The participants were also told about the strength of their Army and deployment in that area, of course, within the constraints of security requirements. They were also told that none of them would remain alone even during the war and that their sub-unit and the unit would always fight together. They would always have their weapons and ammunitions with them, which they were very good at firing. The process of medical care, the claim of evacuation in case of serious injuries and the enhanced benefits and compensation to families in case of death of a soldier, then announced by the government, were also communicated to them. The reliability of India’s friends on the international scene was also intimated. The tactics, capabilities of aircrafts and weapons, and reliability of Pakistan’s friends were also brought out. The disadvantages and difficulties of supply to the then East Pakistan were explained to the participants. The geographical location of East Pakistan in relation to our country was also described. Everybody was convinced of the great advantages and superiority we had vis-a-vis Pakistan.
Thence on, RBM was a totally changed man. He was noticed to be more active, intermingling with others at the slightest pretext and opportunity, giving discourses about loyalty to the country and martyrdom.

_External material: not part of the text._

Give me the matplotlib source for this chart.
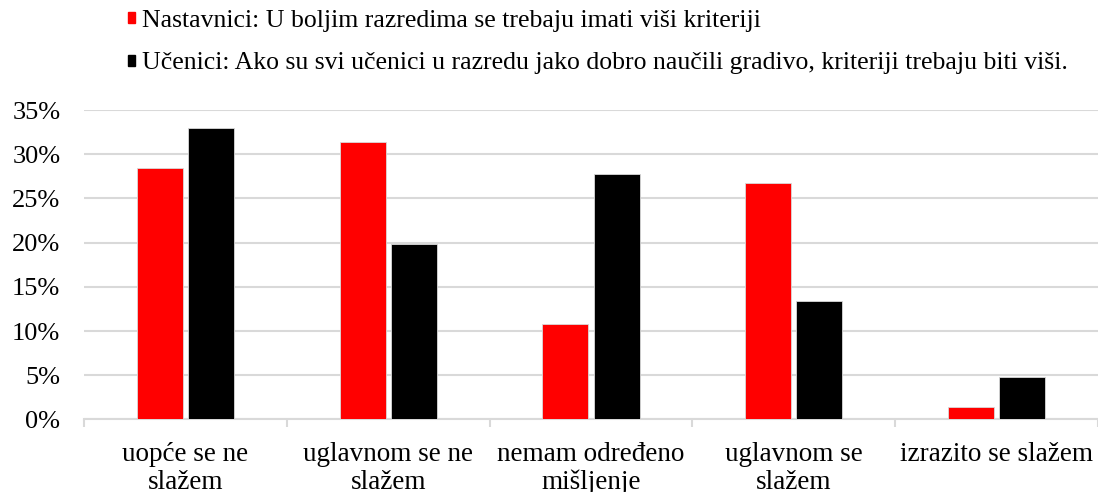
import matplotlib.pyplot as plt
from matplotlib.patches import Patch
from matplotlib.ticker import PercentFormatter, FixedLocator
import numpy as np

plt.rcParams['font.family'] = ['Liberation Serif', 'DejaVu Serif']

categories = ["uopće se ne\nslažem", "uglavnom se ne\nslažem", "nemam određeno\nmišljenje",
              "uglavnom se\nslažem", "izrazito se slažem"]
nastavnici = [28.4, 31.4, 10.8, 26.8, 1.4]
ucenici = [33.0, 19.9, 27.8, 13.4, 4.8]
labels = ["Nastavnici: U boljim razredima se trebaju imati viši kriteriji",
          "Učenici: Ako su svi učenici u razredu jako dobro naučili gradivo, kriteriji trebaju biti viši."]
colors = ["#ff0000", "#000000"]

fig = plt.figure(figsize=(10.98, 4.92), dpi=100)
ax = fig.add_axes([0.0765, 0.1474, 0.9235, 0.629])

x = np.arange(len(categories))
w = 0.227
ax.bar(x - 0.126, nastavnici, w, color=colors[0], edgecolor="#d9d9d9", linewidth=0.6, zorder=3)
ax.bar(x + 0.126, ucenici, w, color=colors[1], edgecolor="#d9d9d9", linewidth=0.6, zorder=3)

ax.set_xlim(-0.5, len(categories) - 0.5)
ax.set_ylim(0, 35)
ax.set_yticks(np.arange(0, 36, 5))
ax.yaxis.set_major_formatter(PercentFormatter(decimals=0))
ax.grid(axis="y", color="#d9d9d9", linewidth=1.5, zorder=0)

ax.set_xticks(x)
ax.set_xticklabels(categories, linespacing=1.15)
ax.xaxis.set_minor_locator(FixedLocator(np.arange(-0.5, len(categories), 1)))
ax.tick_params(axis="x", which="major", length=0, pad=16, labelsize=19.5)
ax.tick_params(axis="x", which="minor", length=6, color="#d9d9d9", width=1.5)
ax.tick_params(axis="y", length=0, pad=17, labelsize=19)

for s in ["top", "right", "left"]:
    ax.spines[s].set_visible(False)
ax.spines["bottom"].set_color("#d9d9d9")
ax.spines["bottom"].set_linewidth(1.5)

handles = [Patch(color=c) for c in colors]
fig.legend(handles, labels, loc="upper left", bbox_to_anchor=(0.117, 0.98),
           frameon=False, fontsize=18.5, handlelength=0.27, handleheight=0.27,
           handletextpad=0.25, labelspacing=0.8, borderpad=0, borderaxespad=0)

fig.savefig("out.png", dpi=100)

He took keen interest in all the training activities, including the digging of a number of contingency gun positions. He volunteered to go with night patrols too, which operated to shoot bursts of rounds with light machine guns in trees and groves close-by, whenever the guns were deployed at a new place. He volunteered to venture out with the line party which was earmarked to lay telephone lines over long distances through sugarcane fields. He started watching the slaughtering of goats in the unit. Above all, he started eating eggs, though he did not touch meat.
This transformation in RBM was a welcome sight and appreciated by all. Everyone heaved a sigh of relief on seeing RBM becoming a brave “Fauzi” from a timid “Pandit”. The RMO was informed of this transformation. He too felt happy. His contribution had been no less in diagnosing the cause of sickness correctly. The cadre was conducted for the whole sub-unit with a view to eradicate any apprehensions from the minds of others too, in case there were any, and to educate all. The cadre proved to be a great success. It motivated the whole lot, made them more confident and ready to face the challenge bravely. This was subsequently apparent when the hostilities started.
Question 1: What was the cause of fear in RBM?
Question 2: What were the symptoms of fear displayed by RBM
Question 3: How did the RMO come to know of the war phobia of RBM?
Question 4: What actions should be taken to avoid building up of fear among the troops? Which of these steps were taken by the officer?